DATA SHOWN:
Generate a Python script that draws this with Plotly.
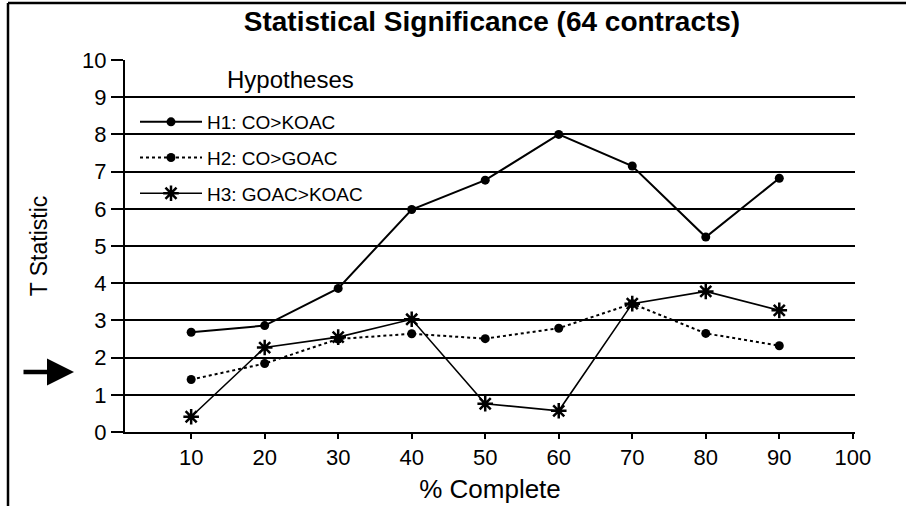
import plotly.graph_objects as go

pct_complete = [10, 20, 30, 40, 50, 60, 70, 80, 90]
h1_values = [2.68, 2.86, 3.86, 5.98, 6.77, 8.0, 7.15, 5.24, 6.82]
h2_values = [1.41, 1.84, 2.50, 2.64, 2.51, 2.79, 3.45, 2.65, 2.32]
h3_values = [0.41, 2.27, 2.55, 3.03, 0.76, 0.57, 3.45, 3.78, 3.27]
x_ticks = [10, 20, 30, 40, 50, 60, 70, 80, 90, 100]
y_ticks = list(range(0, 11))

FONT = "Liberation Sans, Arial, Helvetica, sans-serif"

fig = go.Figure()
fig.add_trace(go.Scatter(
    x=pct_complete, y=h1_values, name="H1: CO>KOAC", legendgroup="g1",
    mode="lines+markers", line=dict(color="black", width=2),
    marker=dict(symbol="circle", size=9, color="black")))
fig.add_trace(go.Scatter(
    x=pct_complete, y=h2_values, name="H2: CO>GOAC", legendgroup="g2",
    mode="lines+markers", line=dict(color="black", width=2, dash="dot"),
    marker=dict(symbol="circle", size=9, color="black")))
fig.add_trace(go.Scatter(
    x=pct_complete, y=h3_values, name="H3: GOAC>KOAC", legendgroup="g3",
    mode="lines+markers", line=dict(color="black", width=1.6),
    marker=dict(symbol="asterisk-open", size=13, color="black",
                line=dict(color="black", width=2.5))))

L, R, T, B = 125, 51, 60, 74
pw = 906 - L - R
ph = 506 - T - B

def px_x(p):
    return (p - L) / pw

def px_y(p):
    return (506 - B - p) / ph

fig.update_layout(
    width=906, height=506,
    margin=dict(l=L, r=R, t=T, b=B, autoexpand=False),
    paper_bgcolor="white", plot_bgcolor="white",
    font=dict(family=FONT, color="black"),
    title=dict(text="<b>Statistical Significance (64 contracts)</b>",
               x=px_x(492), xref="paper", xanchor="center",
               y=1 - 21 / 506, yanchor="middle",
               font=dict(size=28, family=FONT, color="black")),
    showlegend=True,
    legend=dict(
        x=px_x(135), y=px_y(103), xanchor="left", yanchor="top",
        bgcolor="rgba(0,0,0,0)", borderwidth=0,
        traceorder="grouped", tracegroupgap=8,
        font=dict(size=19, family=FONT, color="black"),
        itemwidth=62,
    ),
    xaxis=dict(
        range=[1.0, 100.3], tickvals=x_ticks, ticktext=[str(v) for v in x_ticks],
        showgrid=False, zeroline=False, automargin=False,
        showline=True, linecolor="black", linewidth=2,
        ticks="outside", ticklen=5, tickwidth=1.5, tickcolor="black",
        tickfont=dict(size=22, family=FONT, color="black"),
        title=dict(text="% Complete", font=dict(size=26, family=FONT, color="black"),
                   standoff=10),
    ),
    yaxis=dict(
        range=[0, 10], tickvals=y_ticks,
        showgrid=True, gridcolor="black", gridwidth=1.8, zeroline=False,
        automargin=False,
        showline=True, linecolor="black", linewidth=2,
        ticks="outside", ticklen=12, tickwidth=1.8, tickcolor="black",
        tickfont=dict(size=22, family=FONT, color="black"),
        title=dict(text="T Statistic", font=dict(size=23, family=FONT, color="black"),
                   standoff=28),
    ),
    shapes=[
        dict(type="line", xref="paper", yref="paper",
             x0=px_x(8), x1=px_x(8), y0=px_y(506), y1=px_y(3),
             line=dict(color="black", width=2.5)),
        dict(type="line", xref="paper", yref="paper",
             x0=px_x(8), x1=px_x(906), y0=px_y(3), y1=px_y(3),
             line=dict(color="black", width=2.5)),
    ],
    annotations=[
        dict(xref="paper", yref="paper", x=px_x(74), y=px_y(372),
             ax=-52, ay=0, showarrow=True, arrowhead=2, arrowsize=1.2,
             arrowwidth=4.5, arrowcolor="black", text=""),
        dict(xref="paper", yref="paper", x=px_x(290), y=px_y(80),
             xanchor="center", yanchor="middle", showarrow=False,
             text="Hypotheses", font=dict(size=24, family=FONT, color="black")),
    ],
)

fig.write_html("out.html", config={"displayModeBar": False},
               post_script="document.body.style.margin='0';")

PROMPT: Copy the material shown above in full and exactly. Skip the pictures.

OUTPUT OF THE EXERCISE:
Generate a Python script that draws this with Plotly.
import plotly.graph_objects as go

pct_complete = [10, 20, 30, 40, 50, 60, 70, 80, 90]
h1_values = [2.68, 2.86, 3.86, 5.98, 6.77, 8.0, 7.15, 5.24, 6.82]
h2_values = [1.41, 1.84, 2.50, 2.64, 2.51, 2.79, 3.45, 2.65, 2.32]
h3_values = [0.41, 2.27, 2.55, 3.03, 0.76, 0.57, 3.45, 3.78, 3.27]
x_ticks = [10, 20, 30, 40, 50, 60, 70, 80, 90, 100]
y_ticks = list(range(0, 11))

FONT = "Liberation Sans, Arial, Helvetica, sans-serif"

fig = go.Figure()
fig.add_trace(go.Scatter(
    x=pct_complete, y=h1_values, name="H1: CO>KOAC", legendgroup="g1",
    mode="lines+markers", line=dict(color="black", width=2),
    marker=dict(symbol="circle", size=9, color="black")))
fig.add_trace(go.Scatter(
    x=pct_complete, y=h2_values, name="H2: CO>GOAC", legendgroup="g2",
    mode="lines+markers", line=dict(color="black", width=2, dash="dot"),
    marker=dict(symbol="circle", size=9, color="black")))
fig.add_trace(go.Scatter(
    x=pct_complete, y=h3_values, name="H3: GOAC>KOAC", legendgroup="g3",
    mode="lines+markers", line=dict(color="black", width=1.6),
    marker=dict(symbol="asterisk-open", size=13, color="black",
                line=dict(color="black", width=2.5))))

L, R, T, B = 125, 51, 60, 74
pw = 906 - L - R
ph = 506 - T - B

def px_x(p):
    return (p - L) / pw

def px_y(p):
    return (506 - B - p) / ph

fig.update_layout(
    width=906, height=506,
    margin=dict(l=L, r=R, t=T, b=B, autoexpand=False),
    paper_bgcolor="white", plot_bgcolor="white",
    font=dict(family=FONT, color="black"),
    title=dict(text="<b>Statistical Significance (64 contracts)</b>",
               x=px_x(492), xref="paper", xanchor="center",
               y=1 - 21 / 506, yanchor="middle",
               font=dict(size=28, family=FONT, color="black")),
    showlegend=True,
    legend=dict(
        x=px_x(135), y=px_y(103), xanchor="left", yanchor="top",
        bgcolor="rgba(0,0,0,0)", borderwidth=0,
        traceorder="grouped", tracegroupgap=8,
        font=dict(size=19, family=FONT, color="black"),
        itemwidth=62,
    ),
    xaxis=dict(
        range=[1.0, 100.3], tickvals=x_ticks, ticktext=[str(v) for v in x_ticks],
        showgrid=False, zeroline=False, automargin=False,
        showline=True, linecolor="black", linewidth=2,
        ticks="outside", ticklen=5, tickwidth=1.5, tickcolor="black",
        tickfont=dict(size=22, family=FONT, color="black"),
        title=dict(text="% Complete", font=dict(size=26, family=FONT, color="black"),
                   standoff=10),
    ),
    yaxis=dict(
        range=[0, 10], tickvals=y_ticks,
        showgrid=True, gridcolor="black", gridwidth=1.8, zeroline=False,
        automargin=False,
        showline=True, linecolor="black", linewidth=2,
        ticks="outside", ticklen=12, tickwidth=1.8, tickcolor="black",
        tickfont=dict(size=22, family=FONT, color="black"),
        title=dict(text="T Statistic", font=dict(size=23, family=FONT, color="black"),
                   standoff=28),
    ),
    shapes=[
        dict(type="line", xref="paper", yref="paper",
             x0=px_x(8), x1=px_x(8), y0=px_y(506), y1=px_y(3),
             line=dict(color="black", width=2.5)),
        dict(type="line", xref="paper", yref="paper",
             x0=px_x(8), x1=px_x(906), y0=px_y(3), y1=px_y(3),
             line=dict(color="black", width=2.5)),
    ],
    annotations=[
        dict(xref="paper", yref="paper", x=px_x(74), y=px_y(372),
             ax=-52, ay=0, showarrow=True, arrowhead=2, arrowsize=1.2,
             arrowwidth=4.5, arrowcolor="black", text=""),
        dict(xref="paper", yref="paper", x=px_x(290), y=px_y(80),
             xanchor="center", yanchor="middle", showarrow=False,
             text="Hypotheses", font=dict(size=24, family=FONT, color="black")),
    ],
)

fig.write_html("out.html", config={"displayModeBar": False},
               post_script="document.body.style.margin='0';")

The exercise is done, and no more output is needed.